Material for this task:

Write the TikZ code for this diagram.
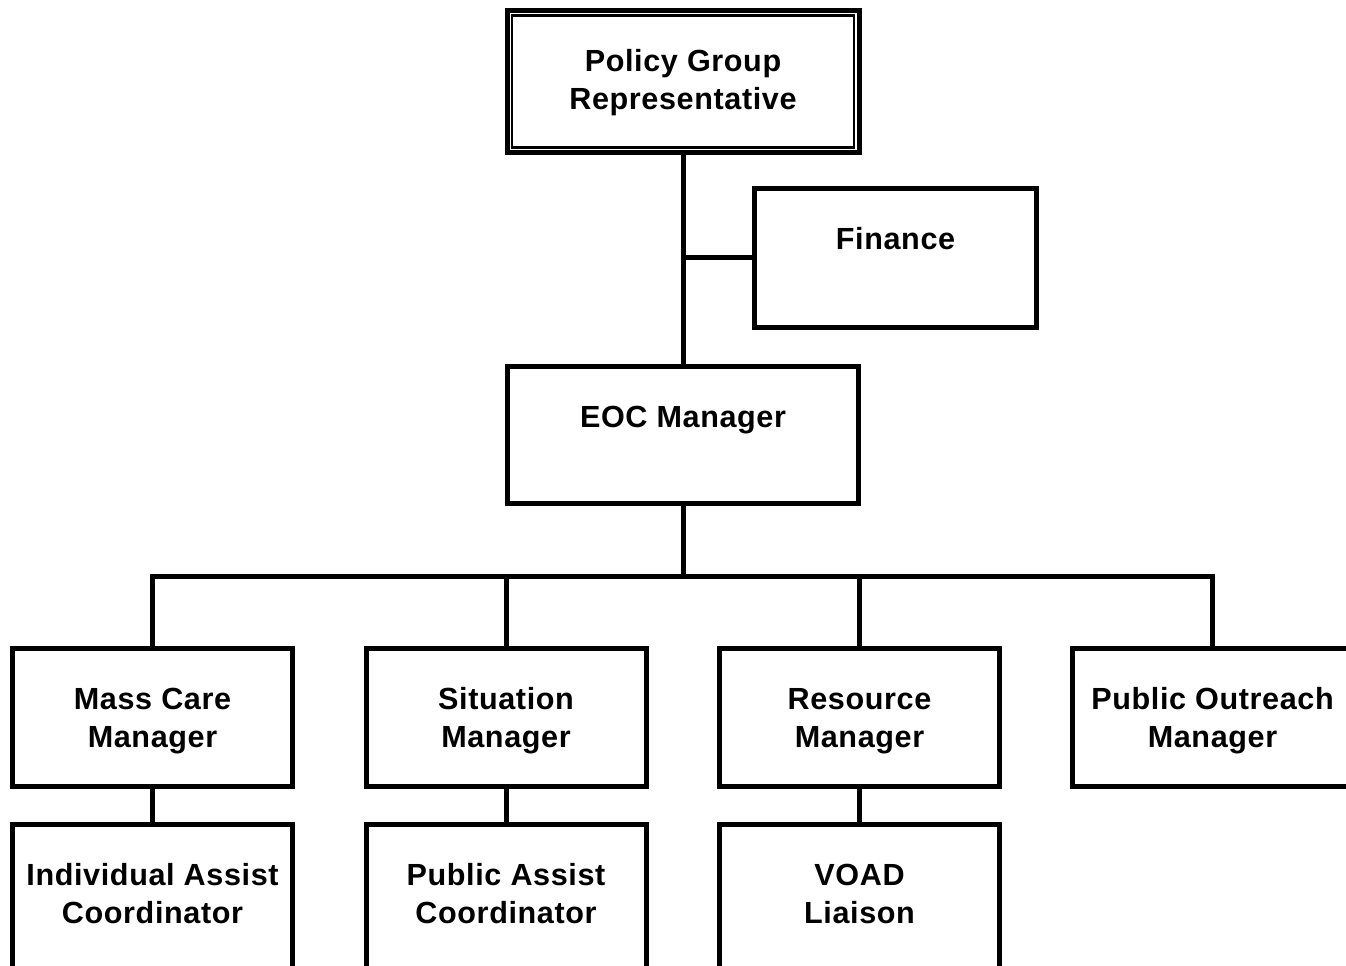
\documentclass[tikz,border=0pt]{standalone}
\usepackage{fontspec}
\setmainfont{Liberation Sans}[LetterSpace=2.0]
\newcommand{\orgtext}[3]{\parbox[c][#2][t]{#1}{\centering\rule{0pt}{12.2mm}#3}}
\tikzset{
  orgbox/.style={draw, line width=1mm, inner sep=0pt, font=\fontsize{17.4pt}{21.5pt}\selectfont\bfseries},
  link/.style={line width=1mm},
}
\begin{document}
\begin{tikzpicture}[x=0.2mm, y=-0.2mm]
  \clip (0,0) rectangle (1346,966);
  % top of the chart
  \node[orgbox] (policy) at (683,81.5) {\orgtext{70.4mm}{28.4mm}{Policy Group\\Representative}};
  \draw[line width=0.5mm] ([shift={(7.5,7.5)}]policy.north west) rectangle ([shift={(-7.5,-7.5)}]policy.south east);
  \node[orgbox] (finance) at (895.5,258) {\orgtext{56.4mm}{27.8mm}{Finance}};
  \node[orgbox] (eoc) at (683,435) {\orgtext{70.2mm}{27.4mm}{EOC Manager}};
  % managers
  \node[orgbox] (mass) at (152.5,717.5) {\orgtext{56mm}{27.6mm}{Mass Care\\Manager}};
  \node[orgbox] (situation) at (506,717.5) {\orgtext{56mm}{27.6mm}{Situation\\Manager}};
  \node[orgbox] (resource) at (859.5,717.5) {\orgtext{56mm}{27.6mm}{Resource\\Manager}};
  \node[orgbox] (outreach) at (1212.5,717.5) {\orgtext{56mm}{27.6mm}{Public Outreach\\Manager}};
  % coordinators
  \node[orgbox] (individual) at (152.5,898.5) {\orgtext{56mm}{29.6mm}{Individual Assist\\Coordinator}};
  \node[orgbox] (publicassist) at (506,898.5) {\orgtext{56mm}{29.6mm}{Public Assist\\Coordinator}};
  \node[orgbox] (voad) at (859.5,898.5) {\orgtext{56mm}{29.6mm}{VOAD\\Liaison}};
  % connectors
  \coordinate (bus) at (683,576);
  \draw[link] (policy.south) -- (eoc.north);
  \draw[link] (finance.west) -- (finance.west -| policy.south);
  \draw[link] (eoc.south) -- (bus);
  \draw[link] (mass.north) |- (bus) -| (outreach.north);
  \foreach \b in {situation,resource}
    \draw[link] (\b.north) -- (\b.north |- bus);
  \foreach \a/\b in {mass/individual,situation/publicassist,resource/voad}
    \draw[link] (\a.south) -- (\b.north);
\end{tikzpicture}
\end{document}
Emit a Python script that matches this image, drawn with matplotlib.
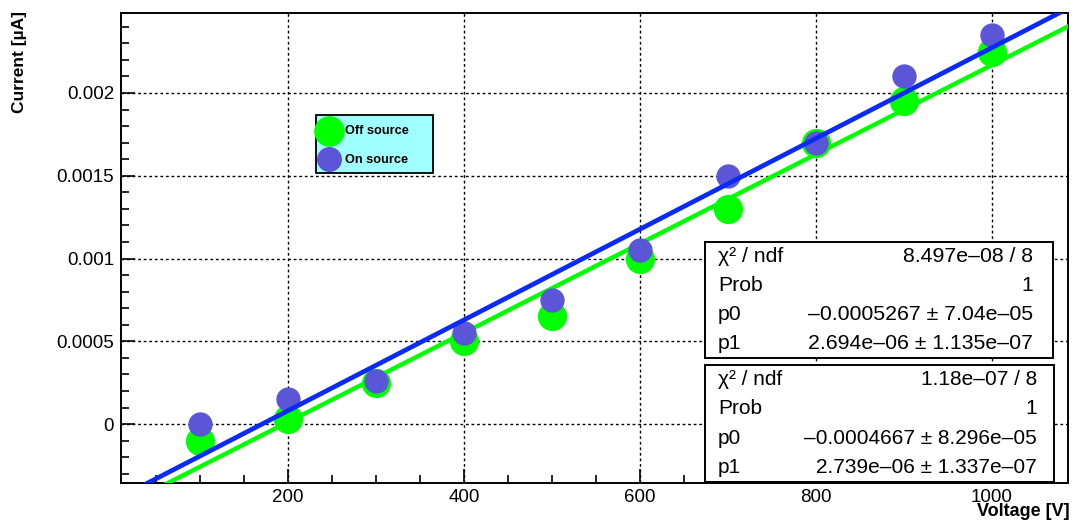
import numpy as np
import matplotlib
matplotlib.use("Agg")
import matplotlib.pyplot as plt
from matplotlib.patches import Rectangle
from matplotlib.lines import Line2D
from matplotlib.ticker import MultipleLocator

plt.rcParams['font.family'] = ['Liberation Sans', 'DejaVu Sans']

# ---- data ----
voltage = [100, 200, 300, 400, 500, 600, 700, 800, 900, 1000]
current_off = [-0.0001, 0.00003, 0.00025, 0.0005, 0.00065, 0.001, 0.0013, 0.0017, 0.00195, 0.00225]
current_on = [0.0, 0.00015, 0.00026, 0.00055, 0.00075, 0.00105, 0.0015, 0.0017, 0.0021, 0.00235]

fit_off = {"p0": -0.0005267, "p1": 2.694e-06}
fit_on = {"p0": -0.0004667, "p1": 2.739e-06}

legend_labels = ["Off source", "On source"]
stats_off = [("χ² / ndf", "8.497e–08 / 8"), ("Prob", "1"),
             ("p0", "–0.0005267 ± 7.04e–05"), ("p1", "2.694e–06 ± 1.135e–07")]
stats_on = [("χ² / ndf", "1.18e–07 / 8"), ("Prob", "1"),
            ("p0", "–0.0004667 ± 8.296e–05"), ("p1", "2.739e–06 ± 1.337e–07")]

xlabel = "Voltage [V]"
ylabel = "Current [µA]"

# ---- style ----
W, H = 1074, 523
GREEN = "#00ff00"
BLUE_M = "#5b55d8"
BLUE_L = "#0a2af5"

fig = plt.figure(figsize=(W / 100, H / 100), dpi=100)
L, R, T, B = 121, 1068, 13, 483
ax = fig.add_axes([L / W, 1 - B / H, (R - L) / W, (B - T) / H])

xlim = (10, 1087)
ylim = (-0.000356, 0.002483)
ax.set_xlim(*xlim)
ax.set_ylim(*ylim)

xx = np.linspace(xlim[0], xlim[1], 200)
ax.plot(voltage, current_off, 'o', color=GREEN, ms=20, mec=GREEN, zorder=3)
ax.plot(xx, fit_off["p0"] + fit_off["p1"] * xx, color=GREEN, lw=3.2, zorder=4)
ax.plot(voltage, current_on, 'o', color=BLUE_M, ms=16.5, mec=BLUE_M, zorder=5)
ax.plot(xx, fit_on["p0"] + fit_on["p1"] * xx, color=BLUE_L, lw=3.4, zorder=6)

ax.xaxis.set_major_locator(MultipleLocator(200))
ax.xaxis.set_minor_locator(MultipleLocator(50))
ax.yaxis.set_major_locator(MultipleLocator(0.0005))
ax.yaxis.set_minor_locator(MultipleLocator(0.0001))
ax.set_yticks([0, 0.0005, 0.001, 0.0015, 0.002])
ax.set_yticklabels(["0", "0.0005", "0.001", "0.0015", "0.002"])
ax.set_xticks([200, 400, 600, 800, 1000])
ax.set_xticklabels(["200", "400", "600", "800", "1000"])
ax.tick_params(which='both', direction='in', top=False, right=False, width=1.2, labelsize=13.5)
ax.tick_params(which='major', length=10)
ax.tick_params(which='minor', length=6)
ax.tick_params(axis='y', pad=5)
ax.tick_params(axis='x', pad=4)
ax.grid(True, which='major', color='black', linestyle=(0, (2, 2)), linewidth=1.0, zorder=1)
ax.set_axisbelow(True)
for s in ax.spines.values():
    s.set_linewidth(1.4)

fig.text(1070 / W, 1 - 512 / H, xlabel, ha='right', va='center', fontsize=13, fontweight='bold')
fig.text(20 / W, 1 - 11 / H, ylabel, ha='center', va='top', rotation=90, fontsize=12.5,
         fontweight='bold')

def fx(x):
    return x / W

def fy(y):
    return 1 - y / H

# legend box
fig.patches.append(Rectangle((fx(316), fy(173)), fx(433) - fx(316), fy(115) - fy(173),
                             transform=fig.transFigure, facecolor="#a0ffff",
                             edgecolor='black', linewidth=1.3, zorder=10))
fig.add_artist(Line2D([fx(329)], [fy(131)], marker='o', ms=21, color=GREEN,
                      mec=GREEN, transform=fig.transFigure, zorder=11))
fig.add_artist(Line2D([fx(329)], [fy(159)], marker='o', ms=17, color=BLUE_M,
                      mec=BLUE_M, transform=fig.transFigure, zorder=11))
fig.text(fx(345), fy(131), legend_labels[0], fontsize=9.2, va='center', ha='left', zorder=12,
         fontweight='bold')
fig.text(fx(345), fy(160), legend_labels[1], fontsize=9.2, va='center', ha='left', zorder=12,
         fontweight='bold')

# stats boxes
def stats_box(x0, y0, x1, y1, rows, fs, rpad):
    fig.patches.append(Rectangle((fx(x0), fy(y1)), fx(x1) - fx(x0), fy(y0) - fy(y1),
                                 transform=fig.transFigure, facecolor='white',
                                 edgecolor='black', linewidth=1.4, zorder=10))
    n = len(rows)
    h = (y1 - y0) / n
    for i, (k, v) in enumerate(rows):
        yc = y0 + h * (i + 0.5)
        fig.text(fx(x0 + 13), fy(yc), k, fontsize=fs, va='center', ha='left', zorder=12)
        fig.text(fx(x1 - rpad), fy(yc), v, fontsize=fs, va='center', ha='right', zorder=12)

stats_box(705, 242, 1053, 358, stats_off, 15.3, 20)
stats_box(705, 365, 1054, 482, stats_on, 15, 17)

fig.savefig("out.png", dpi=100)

Set exercise: Reproduce, word for word, only the lines in the records above from the line with "Emit a Python" through the line with "plt.rcParams['font.family'] = ['Liberation", including both ends; omit the pictures.

Complete output:
Emit a Python script that matches this image, drawn with matplotlib.
import numpy as np
import matplotlib
matplotlib.use("Agg")
import matplotlib.pyplot as plt
from matplotlib.patches import Rectangle
from matplotlib.lines import Line2D
from matplotlib.ticker import MultipleLocator

plt.rcParams['font.family'] = ['Liberation Sans', 'DejaVu Sans']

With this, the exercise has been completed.